Abdus Suttar Khan was an Asian American scientist and aerospace researcher who made significant contributions to several modes of transportation. Khan was born in 1941 in Khagatua village in modern-day Bangladesh (at the time part of British India). He graduated from the University of Dhaka in his homeland with a master’s degree in chemistry in 1962. (After the partition of British India in 1947, the area where Khan lived became a provincial state of Pakistan known as East Pakistan; the independent People’s Republic of Bangladesh was established in 1971.)
Khan remained at the University of Dhaka for a couple of years as a lecturer in the chemistry department before going to England to study at Oxford University.
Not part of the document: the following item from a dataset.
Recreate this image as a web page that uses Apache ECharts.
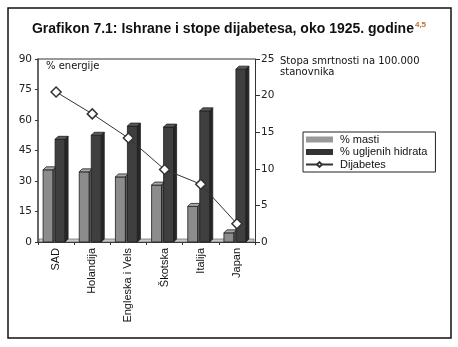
<!DOCTYPE html>
<html>
<head>
<meta charset="utf-8">
<script src="https://cdn.jsdelivr.net/npm/echarts@6/dist/echarts.min.js"></script>
<style>
  html, body { margin: 0; padding: 0; background: #fff; }
  #chart { width: 458px; height: 347px; }
</style>
</head>
<body>
<div id="chart"></div>
<script>
// Diet composition and diabetes mortality, around 1925
const countries = ['SAD', 'Holandija', 'Engleska i Vels', 'Škotska', 'Italija', 'Japan'];
const fatShare = [35.5, 34.5, 32, 28, 17.5, 4.5];          // % energije iz masti
const carbShare = [50.5, 52.5, 57, 56.5, 64.5, 85];        // % energije iz ugljenih hidrata
const diabetesRate = [20.5, 17.5, 14.2, 9.9, 7.9, 2.5];    // smrtnost na 100.000 stanovnika
const leftTicks = [0, 15, 30, 45, 60, 75, 90];
const rightTicks = [0, 5, 10, 15, 20, 25];

const chart = echarts.init(document.getElementById('chart'));

// Pseudo-3D column: front face, top face and right side face
function columnRenderer(offset, faces) {
  return function (params, api) {
    const idx = api.value(0);
    const top = api.coord([idx, api.value(1)]);
    const base = api.coord([idx, 0]);
    const w = 10, d = 3;
    const x0 = top[0] + offset;
    const y0 = top[1];
    const y1 = base[1];
    return {
      type: 'group',
      children: [
        { type: 'rect', shape: { x: x0, y: y0, width: w, height: y1 - y0 },
          style: { fill: faces.front, stroke: '#1e1e1e', lineWidth: 0.8 } },
        { type: 'polygon', shape: { points: [[x0, y0], [x0 + d, y0 - d], [x0 + w + d, y0 - d], [x0 + w, y0]] },
          style: { fill: faces.top, stroke: '#1e1e1e', lineWidth: 0.8 } },
        { type: 'polygon', shape: { points: [[x0 + w, y0], [x0 + w + d, y0 - d], [x0 + w + d, y1 - d], [x0 + w, y1]] },
          style: { fill: faces.side, stroke: '#1e1e1e', lineWidth: 0.8 } }
      ]
    };
  };
}

const fatFaces = { front: '#8c8c8c', top: '#a8a8a8', side: '#5e5e5e' };
const carbFaces = { front: '#3f3f3f', top: '#5a5a5a', side: '#262626' };

const option = {
  animation: false,
  backgroundColor: '#fff',
  title: {
    text: '{m|Grafikon 7.1: Ishrane i stope dijabetesa, oko 1925. godine}{s|4,5}',
    left: 'center',
    top: 16,
    textStyle: {
      rich: {
        m: { fontFamily: 'Liberation Sans', fontWeight: 'bold', fontSize: 14, color: '#111' },
        s: { fontFamily: 'Liberation Sans', fontSize: 8, color: '#c8702a', verticalAlign: 'top', padding: [0, 0, 8, 1] }
      }
    }
  },
  grid: { left: 38, right: 203, top: 59, bottom: 105 },
  legend: {
    orient: 'vertical',
    left: 303,
    top: 132,
    padding: [2, 8, 2, 2],
    itemGap: 1.5,
    itemWidth: 27,
    itemHeight: 6,
    borderColor: '#222',
    borderWidth: 1,
    textStyle: { fontFamily: 'Liberation Sans', fontSize: 11, color: '#111', padding: [0, 0, 0, 2] },
    data: [
      { name: '% masti', icon: 'rect', itemStyle: { color: '#999', borderWidth: 0 } },
      { name: '% ugljenih hidrata', icon: 'rect', itemStyle: { color: '#333', borderWidth: 0 } },
      { name: 'Dijabetes' }
    ]
  },
  xAxis: {
    type: 'category',
    data: countries,
    boundaryGap: true,
    axisLine: { lineStyle: { color: '#333', width: 1 } },
    axisTick: { show: true, alignWithLabel: false, length: 3, lineStyle: { color: '#333' } },
    axisLabel: {
      rotate: 90,
      margin: 6,
      interval: 0,
      fontFamily: 'Liberation Sans',
      fontSize: 11,
      color: '#111'
    }
  },
  yAxis: [
    {
      type: 'value',
      min: 0, max: 90, interval: 15,
      position: 'left',
      axisLine: { show: true, lineStyle: { color: '#333', width: 1.5 } },
      axisTick: { show: true, length: 3, lineStyle: { color: '#333' } },
      splitLine: { show: false },
      axisLabel: {
        margin: 6,
        fontFamily: 'DejaVu Sans',
        fontSize: 10.5,
        color: '#222',
        formatter: v => (leftTicks.includes(v) ? String(v) : '')
      }
    },
    {
      type: 'value',
      min: 0, max: 25, interval: 5,
      position: 'right',
      axisLine: { show: true, lineStyle: { color: '#333', width: 1 } },
      axisTick: { show: true, length: 5, lineStyle: { color: '#333' } },
      splitLine: { show: false },
      axisLabel: {
        margin: 6,
        fontFamily: 'DejaVu Sans',
        fontSize: 10.5,
        color: '#222',
        formatter: v => (rightTicks.includes(v) ? String(v) : '')
      }
    }
  ],
  graphic: [
    // outer frame
    { type: 'rect', shape: { x: 8, y: 8, width: 443, height: 330 },
      style: { fill: 'none', stroke: '#111', lineWidth: 1.5 }, z: 100 },
    // plot frame (top edge)
    { type: 'line', shape: { x1: 38, y1: 59, x2: 255, y2: 59 },
      style: { stroke: '#333', lineWidth: 1 }, z: 10 },
    // floor strip
    { type: 'rect', shape: { x: 39, y: 239, width: 215, height: 3 },
      style: { fill: '#c8c8c8', stroke: '#555', lineWidth: 0.6 }, z: 1 },
    { type: 'text', left: 46, top: 61,
      style: { text: '% energije', font: '10px DejaVu Sans', fill: '#111' } },
    { type: 'text', left: 280, top: 56,
      style: { text: 'Stopa smrtnosti na 100.000\nstanovnika', font: '10px DejaVu Sans', fill: '#111', lineHeight: 11 } }
  ],
  series: [
    {
      name: '% masti',
      type: 'custom',
      yAxisIndex: 0,
      itemStyle: { color: '#999' },
      renderItem: columnRenderer(-13, fatFaces),
      encode: { x: 0, y: 1 },
      data: fatShare.map((v, i) => [i, v]),
      z: 3
    },
    {
      name: '% ugljenih hidrata',
      type: 'custom',
      yAxisIndex: 0,
      itemStyle: { color: '#333' },
      renderItem: columnRenderer(-1, carbFaces),
      encode: { x: 0, y: 1 },
      data: carbShare.map((v, i) => [i, v]),
      z: 3
    },
    {
      name: 'Dijabetes',
      type: 'line',
      yAxisIndex: 1,
      data: diabetesRate,
      symbol: 'diamond',
      symbolSize: 10,
      lineStyle: { color: '#333', width: 1 },
      itemStyle: { color: '#fff', borderColor: '#333', borderWidth: 1.5 },
      z: 5
    }
  ]
};

chart.setOption(option);
</script>
</body>
</html>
After graduating from Oxford University in 1968 with a Ph.D. in chemistry, Khan returned to the University of Dhaka to serve as an associate professor of chemistry. He remained in this position until 1973, when he left Bangladesh to live in the United States and work further in the field of materials engineering (alloys).
For more than three decades, Khan pursued extensive and pioneering research in the U.S. on behalf of NASA and United Technologies Corporation. He invented over 40 alloys for a wide range of both commercial and government applications. Several of these alloys have been used for jets and space shuttles to help make engines for each aircraft lighter and therefore able to fly faster. Khan also developed alloys for train engines that have increased the speed of locomotives. His alloys similarly accelerated the pace for gas turbines, which are internal combustion engines often used on such means of mobility as ships and helicopters.
Khan, who died in Florida in 2008 at the age of 67, received a number of awards throughout his career for his work on alloys.